Having tackled the recent Brentwood Half-Marathon, the extremely active Danbury resident has made sure there’s been no let-up in his preparation. Like many runners, his work commitments as an electrician may have proven an obstacle, yet William has tailored evenings around running.
‘Training twice a week since January, I originally said I would like to finish in 3hrs 45mins, yet as training progressed, I feel I may have slightly underestimated the intensity of the physical and psychological demands of the marathon.’
A core influence driving him to the finish will be those at The Dream Factory, the Essex-based charity that makes dreams come true for children and young adults with life-limiting conditions. William and his family have been staunch supporters ever since being introduced by a close family friend.

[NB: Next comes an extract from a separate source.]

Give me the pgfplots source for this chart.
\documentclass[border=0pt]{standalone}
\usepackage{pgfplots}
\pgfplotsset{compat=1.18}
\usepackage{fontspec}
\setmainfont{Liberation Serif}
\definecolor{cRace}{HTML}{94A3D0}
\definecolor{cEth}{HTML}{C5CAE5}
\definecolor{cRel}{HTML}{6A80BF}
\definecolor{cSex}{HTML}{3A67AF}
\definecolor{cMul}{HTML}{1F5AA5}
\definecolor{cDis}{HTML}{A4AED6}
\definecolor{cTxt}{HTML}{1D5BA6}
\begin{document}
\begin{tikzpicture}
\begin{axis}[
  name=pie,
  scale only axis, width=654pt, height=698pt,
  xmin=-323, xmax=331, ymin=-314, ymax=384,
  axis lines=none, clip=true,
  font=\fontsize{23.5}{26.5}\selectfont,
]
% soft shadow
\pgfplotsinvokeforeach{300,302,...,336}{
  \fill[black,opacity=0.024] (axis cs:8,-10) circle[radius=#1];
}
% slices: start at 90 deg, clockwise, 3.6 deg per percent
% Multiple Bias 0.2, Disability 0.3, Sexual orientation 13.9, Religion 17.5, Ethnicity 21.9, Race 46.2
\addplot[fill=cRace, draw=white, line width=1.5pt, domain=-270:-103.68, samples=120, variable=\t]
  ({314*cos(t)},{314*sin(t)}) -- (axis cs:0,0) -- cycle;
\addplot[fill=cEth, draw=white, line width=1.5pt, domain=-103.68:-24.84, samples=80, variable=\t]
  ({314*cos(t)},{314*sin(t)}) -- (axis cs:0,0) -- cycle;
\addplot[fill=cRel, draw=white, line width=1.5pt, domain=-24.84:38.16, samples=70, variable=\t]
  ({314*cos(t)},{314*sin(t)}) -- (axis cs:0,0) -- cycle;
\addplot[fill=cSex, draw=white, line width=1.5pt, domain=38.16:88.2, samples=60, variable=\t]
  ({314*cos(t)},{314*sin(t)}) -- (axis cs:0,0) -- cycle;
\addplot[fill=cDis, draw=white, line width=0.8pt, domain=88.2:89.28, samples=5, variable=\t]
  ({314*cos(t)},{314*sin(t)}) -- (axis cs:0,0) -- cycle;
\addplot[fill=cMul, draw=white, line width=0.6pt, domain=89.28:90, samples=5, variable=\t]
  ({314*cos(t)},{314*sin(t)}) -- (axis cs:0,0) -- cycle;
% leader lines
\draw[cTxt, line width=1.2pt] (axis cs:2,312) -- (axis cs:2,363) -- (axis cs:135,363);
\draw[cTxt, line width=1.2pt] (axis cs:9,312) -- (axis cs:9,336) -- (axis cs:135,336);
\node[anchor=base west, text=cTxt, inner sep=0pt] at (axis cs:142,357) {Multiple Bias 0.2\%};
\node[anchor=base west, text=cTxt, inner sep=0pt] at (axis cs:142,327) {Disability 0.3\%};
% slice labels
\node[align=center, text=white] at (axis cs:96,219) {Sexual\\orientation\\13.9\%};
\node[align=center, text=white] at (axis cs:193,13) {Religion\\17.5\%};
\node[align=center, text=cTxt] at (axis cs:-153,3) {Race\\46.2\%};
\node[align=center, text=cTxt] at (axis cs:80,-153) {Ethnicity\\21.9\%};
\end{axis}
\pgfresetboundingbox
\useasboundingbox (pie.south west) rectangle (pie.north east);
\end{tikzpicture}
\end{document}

William’s friends and family will also not be far from his thoughts mid-run. ‘I’ve asked everyone that has donated to choose a song that means a lot to them, so I can add it to my playlist. When their song plays, I’ll think of them to spur me on. I’m just looking forward to the personal sense of accomplishment upon finishing, knowing that the money I’ve raised could possibly make a difference in someone’s life.’
This Girl Can
With Pilates considered a secret weapon for both elite and recreational runner, Woodford-based Pilates instructor Sonia Noy explains how she’s primed marathon runners in her engaging classes
No matter your sex, age, body type, or your goal, you can benefit from Pilates. Enabling you to strengthen and do whatever activity gives you that buzz, the way it enhances in sport is incredible. Clients see the benefits of Pilates outside of Pilates itself. It becomes part of their fitness regime.
Runners often have a surprisingly weak core. I don’t think there’s a runner I’ve worked with where we haven’t focused on their core. When your centre is strong, every stride you take has more power and the energy you use to take those strides is reduced. Also, to get up those hills, you really want your glutes to be firing, which makes a huge difference with power.
Muscles can get exceptionally tight for runners. We work to adjust any imbalances, whilst lengthening and strengthening muscles, improving posture, so that your running is improved. Look at Usain Bolt, his posture is incredible when he runs.
Breathing is a massive aspect of Pilates. Conducting those deep breaths while running, you allow oxygen to flow properly around your body, keeping muscles warm. Taking tension away, it gives you a moment of calm when you hit that wall.
If you can, balance a couple of one-hour sessions in a week alongside your running. That helps lengthen those muscles that keep your core functioning. Pilates generally takes about six weeks until you really feel it kicking in. With time, we can really make a difference and with clients I’ve worked with for a longer time, recovery rates are massively improved.
I’ve found my runners are much more mindful, understanding if their Piriformis, or IT band is playing up, or if they need to engage their core, or glutes. It’s important to be in tune with your body, so when you feel that niggle, you know the difference between soreness and a warning sign.